According to a Futuresource study, the Blu-ray format should arrive to control a little more than 50% of media market within 2012, but even then DVD will remain one of the driving forces of home entertainment at more than 10 years from its introduction. The future, moreover, isn’t straightforwardly moving toward the success of the blue light standard, because other than DVD Blu-ray must and will have to face the growing offer of alternative solutions to enjoy multimedia contents, satellite or cable channels, mobile devices and digital delivery on the Internet.
While taking into consideration the latter possibilities, predictions on Blu-ray as the protagonist of the retail market within 10 years get an actual value that is much lower than the esteems currently featured by the DVD standard, with the remaining consumers’ money spent in services other than optical media and in other entertainment fields. Fields like the videogaming one, that in 2008 already surpassed the value of DVD plus Blu-ray by summing up, according to Media Control GfK International, 53% of the overall 61 billions dollars of the media industry.

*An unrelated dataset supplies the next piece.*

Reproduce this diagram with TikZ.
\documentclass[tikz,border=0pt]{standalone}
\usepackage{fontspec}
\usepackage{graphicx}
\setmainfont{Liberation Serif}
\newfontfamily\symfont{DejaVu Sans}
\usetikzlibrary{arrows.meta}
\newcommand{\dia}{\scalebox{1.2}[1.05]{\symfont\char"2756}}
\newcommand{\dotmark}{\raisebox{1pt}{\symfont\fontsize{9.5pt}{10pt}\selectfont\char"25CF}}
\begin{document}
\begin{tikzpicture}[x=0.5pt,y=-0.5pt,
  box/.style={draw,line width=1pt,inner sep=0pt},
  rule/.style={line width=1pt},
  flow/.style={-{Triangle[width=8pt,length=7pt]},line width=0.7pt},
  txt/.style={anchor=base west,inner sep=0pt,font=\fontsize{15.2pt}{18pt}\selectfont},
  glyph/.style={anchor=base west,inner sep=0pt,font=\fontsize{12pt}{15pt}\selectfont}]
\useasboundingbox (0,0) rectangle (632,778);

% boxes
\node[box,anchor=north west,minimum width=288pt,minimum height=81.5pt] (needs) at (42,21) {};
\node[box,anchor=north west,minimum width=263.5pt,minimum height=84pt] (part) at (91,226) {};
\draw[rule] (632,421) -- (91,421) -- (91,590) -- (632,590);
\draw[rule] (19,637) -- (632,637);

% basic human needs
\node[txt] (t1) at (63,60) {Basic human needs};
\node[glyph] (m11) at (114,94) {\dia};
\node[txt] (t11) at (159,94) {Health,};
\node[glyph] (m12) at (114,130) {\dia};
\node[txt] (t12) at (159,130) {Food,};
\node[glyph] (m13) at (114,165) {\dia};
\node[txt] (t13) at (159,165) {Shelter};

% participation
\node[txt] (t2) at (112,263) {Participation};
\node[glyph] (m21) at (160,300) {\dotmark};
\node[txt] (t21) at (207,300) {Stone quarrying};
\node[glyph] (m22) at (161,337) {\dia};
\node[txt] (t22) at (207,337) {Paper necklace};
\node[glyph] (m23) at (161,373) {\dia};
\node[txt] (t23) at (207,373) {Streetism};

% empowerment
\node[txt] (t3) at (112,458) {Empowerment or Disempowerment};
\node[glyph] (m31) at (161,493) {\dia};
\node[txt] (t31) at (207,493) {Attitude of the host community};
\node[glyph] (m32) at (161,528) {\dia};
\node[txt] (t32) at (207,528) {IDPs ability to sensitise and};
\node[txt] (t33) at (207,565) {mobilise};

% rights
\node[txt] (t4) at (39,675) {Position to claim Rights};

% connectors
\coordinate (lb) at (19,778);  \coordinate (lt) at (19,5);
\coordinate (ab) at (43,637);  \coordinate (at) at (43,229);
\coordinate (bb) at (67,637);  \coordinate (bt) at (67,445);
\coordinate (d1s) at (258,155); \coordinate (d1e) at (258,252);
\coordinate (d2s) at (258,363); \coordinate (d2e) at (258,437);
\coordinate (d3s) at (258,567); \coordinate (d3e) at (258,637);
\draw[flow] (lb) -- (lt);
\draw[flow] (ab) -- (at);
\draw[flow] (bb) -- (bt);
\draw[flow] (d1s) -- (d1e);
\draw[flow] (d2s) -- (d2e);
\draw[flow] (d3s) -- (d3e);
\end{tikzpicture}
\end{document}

Blu-ray’s fate is written, the high definition format is destined to succumb because of the wrong choices of an industry that wasted years with the useless diatribe between HD DVD and Blu-ray, allowing digital delivery to gain a space that in the end will be critical. Blu-ray will die because of the mediocrity of the design of a standard ridden by ridiculous DRM measures, a standard thought to satisfy only the paranoid impulses of the executives of failing corporations rather than the real consumers’ needs.
How Sony will manage to disentangle itself from one of its most colossal failures, if the company is now obliged to take into account an overall loss (for the first time since 1995) of 1.68 billions of dollars at the end of the fiscal year and with a devastating economic crisis that forces to make unprecedented cuts and reorganizations, is a question that deserves being observed very closely.